### What is required
Output the first line of the listing and each line after it, up to and including the line that contains "32.8, 31.9, 33.9, 34.8, 33.1, 35.6, 36.4, 34.0, 35.2, 36.9]", exactly as written, minus the pictures.

### Data segment
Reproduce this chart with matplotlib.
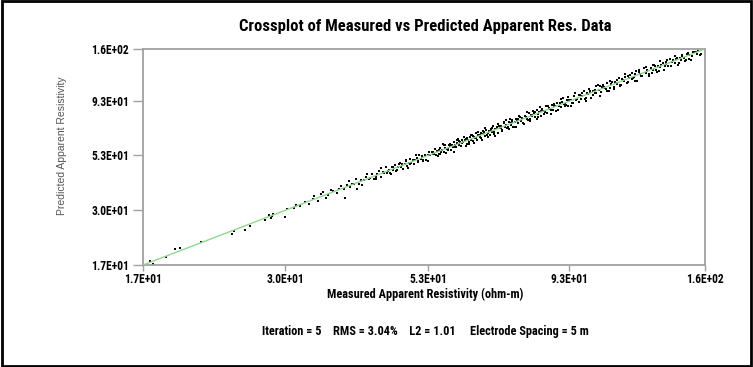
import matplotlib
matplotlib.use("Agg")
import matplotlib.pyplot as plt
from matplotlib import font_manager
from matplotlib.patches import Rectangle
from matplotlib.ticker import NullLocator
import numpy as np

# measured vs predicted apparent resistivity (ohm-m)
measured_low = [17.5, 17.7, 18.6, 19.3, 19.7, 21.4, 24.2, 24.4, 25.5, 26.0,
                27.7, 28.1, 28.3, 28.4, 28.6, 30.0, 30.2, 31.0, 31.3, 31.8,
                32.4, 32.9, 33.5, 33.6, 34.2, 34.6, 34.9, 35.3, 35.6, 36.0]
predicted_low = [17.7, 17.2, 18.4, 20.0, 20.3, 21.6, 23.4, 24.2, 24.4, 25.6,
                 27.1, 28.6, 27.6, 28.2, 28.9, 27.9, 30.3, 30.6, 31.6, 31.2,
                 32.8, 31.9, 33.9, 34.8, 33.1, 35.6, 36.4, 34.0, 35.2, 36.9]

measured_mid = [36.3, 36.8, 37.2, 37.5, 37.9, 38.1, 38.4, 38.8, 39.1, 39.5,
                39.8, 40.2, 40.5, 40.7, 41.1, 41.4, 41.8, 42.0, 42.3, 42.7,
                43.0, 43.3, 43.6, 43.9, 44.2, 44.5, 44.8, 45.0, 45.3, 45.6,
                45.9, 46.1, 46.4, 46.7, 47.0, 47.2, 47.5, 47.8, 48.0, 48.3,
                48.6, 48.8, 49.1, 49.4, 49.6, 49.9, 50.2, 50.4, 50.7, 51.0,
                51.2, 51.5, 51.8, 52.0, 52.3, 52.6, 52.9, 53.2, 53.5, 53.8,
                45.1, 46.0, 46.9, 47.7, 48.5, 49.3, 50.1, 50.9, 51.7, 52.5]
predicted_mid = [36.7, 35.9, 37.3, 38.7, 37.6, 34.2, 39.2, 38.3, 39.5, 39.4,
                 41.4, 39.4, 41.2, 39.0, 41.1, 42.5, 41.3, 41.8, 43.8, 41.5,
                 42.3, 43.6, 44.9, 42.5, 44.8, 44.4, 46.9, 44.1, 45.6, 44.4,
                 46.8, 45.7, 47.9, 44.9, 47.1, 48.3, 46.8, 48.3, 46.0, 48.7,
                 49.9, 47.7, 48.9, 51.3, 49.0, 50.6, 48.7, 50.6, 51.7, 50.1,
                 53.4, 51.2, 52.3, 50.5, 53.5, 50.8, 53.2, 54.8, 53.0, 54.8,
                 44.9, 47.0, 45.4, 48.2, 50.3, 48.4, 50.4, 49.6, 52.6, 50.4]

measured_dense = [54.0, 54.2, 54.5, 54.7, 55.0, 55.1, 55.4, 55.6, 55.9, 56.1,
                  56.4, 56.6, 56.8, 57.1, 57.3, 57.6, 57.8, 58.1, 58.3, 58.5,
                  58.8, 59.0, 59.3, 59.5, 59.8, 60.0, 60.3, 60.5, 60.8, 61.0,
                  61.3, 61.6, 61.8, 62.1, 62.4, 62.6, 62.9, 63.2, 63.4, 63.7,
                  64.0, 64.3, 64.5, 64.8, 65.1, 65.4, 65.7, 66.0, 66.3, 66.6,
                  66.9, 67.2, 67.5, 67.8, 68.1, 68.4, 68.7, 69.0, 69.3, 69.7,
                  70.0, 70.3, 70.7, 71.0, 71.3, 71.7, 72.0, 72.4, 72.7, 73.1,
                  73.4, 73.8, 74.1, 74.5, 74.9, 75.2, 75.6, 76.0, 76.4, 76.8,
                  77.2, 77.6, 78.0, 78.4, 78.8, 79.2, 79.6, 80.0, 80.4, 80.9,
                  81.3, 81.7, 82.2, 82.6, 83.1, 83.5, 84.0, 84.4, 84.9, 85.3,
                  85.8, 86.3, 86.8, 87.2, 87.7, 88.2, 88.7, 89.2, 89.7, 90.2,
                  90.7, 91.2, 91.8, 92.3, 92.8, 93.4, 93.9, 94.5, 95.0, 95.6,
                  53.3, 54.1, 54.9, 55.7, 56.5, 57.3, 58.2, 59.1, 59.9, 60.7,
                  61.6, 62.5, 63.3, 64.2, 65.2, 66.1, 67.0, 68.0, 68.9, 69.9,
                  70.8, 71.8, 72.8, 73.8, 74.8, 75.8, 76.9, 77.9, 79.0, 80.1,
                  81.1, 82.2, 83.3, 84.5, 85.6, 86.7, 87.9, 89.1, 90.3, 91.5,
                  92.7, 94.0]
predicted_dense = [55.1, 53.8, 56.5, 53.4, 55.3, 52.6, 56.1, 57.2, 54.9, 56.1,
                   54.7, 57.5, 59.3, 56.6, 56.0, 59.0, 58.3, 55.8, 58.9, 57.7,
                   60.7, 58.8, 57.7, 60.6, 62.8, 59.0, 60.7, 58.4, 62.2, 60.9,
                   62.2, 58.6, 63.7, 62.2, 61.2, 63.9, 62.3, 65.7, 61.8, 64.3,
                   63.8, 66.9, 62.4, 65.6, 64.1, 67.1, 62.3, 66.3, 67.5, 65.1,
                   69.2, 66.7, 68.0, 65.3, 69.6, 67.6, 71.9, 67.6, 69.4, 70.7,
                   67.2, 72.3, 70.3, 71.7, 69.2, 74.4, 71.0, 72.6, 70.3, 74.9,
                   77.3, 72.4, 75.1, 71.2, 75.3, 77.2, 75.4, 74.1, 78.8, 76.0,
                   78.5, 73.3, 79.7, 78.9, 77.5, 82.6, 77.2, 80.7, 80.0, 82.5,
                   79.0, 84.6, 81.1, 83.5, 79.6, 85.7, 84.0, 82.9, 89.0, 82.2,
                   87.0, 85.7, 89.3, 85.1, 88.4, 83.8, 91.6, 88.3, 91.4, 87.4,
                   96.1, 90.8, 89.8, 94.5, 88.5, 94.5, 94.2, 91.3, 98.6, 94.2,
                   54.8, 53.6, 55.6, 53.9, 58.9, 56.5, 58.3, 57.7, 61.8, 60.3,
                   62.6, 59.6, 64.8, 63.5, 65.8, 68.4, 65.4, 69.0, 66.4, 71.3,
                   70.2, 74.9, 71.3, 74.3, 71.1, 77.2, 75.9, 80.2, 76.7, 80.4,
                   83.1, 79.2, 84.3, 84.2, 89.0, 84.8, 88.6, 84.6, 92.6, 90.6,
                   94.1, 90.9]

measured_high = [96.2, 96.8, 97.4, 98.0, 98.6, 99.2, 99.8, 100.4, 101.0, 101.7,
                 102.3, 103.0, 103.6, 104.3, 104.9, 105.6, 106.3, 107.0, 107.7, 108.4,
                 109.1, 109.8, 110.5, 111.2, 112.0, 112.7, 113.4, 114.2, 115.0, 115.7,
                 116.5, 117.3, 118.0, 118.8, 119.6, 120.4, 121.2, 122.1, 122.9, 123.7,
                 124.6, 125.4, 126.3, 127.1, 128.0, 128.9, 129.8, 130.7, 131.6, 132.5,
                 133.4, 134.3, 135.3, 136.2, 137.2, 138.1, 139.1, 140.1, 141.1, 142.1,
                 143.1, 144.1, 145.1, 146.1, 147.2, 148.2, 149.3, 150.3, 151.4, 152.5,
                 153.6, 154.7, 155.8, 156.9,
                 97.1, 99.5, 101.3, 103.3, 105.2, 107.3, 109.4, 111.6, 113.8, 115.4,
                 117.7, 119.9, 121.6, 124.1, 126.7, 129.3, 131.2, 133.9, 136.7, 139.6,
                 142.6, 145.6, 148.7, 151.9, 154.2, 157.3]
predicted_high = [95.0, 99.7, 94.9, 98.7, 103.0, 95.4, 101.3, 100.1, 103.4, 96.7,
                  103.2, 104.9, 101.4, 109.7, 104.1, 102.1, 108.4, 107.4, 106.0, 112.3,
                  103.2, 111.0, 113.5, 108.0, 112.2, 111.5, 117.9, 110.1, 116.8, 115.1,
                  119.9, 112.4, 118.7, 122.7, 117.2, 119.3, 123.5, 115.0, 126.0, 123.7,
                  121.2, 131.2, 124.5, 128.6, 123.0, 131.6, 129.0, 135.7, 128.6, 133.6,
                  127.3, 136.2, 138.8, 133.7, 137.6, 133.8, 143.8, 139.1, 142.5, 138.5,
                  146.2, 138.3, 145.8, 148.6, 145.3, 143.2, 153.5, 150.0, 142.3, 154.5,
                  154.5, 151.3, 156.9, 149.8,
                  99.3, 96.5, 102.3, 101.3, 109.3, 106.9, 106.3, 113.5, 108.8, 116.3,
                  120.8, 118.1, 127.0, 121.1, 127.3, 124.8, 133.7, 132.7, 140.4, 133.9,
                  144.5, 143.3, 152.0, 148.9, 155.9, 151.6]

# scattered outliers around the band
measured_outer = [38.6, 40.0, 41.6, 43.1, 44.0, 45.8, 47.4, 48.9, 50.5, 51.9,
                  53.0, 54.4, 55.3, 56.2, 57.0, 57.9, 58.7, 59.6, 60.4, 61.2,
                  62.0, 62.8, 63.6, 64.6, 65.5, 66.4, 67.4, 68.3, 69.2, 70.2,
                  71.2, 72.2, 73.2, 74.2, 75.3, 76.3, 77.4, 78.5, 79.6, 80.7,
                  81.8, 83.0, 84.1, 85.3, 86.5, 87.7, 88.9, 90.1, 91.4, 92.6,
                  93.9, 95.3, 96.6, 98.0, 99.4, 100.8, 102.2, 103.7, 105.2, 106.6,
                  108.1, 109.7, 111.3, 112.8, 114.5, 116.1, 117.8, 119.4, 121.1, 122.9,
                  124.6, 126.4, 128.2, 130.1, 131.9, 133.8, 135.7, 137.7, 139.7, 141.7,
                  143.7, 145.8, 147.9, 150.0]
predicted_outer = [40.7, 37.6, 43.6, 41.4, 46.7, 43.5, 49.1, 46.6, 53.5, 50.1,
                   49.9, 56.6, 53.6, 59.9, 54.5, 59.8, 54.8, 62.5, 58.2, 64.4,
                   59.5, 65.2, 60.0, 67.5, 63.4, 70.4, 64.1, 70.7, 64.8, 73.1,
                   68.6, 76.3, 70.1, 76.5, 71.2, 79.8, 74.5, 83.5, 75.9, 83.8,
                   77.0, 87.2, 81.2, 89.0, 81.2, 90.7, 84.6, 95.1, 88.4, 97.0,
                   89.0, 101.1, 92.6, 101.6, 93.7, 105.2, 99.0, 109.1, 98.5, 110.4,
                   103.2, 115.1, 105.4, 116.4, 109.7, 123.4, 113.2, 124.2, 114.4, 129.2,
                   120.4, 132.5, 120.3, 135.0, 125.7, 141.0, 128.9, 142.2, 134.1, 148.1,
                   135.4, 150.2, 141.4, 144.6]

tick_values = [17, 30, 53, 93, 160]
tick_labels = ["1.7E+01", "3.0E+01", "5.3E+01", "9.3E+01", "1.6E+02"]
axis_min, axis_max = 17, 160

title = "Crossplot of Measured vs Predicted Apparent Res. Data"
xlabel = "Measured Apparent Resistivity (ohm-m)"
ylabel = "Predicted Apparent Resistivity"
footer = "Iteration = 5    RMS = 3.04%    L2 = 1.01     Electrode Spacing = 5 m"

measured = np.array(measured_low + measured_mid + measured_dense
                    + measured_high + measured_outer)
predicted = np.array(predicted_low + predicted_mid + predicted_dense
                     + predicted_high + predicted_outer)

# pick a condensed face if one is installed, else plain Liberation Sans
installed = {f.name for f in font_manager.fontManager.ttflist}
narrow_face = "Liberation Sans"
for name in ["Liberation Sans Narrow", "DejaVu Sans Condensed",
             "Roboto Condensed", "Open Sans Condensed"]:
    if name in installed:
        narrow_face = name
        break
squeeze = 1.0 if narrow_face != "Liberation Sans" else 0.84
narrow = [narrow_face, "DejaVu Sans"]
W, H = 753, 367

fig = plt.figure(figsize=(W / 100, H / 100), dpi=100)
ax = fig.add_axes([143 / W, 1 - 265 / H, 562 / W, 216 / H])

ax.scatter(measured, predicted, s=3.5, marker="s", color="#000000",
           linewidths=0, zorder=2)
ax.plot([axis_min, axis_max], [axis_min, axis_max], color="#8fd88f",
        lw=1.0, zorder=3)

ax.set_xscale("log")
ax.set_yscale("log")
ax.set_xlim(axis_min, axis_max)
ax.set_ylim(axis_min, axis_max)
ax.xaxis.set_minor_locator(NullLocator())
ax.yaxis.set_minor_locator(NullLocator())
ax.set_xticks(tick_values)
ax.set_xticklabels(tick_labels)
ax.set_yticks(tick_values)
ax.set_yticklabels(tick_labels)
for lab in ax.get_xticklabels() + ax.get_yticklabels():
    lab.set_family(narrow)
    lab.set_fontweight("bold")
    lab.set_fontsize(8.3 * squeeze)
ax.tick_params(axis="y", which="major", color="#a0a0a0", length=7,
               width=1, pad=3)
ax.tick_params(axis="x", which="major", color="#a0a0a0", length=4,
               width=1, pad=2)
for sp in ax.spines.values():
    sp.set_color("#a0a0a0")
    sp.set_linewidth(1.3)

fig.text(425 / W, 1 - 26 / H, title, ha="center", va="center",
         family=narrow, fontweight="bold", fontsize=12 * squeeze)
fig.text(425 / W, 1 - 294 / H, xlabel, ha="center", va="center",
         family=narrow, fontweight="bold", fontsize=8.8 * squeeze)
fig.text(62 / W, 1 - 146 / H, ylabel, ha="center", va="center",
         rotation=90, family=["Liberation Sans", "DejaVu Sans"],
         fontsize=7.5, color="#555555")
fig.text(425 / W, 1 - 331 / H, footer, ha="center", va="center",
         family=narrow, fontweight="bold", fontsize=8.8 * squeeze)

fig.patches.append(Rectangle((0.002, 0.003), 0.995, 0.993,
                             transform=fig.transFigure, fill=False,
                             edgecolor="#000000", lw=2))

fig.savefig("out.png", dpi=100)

### Response below
Reproduce this chart with matplotlib.
import matplotlib
matplotlib.use("Agg")
import matplotlib.pyplot as plt
from matplotlib import font_manager
from matplotlib.patches import Rectangle
from matplotlib.ticker import NullLocator
import numpy as np

# measured vs predicted apparent resistivity (ohm-m)
measured_low = [17.5, 17.7, 18.6, 19.3, 19.7, 21.4, 24.2, 24.4, 25.5, 26.0,
                27.7, 28.1, 28.3, 28.4, 28.6, 30.0, 30.2, 31.0, 31.3, 31.8,
                32.4, 32.9, 33.5, 33.6, 34.2, 34.6, 34.9, 35.3, 35.6, 36.0]
predicted_low = [17.7, 17.2, 18.4, 20.0, 20.3, 21.6, 23.4, 24.2, 24.4, 25.6,
                 27.1, 28.6, 27.6, 28.2, 28.9, 27.9, 30.3, 30.6, 31.6, 31.2,
                 32.8, 31.9, 33.9, 34.8, 33.1, 35.6, 36.4, 34.0, 35.2, 36.9]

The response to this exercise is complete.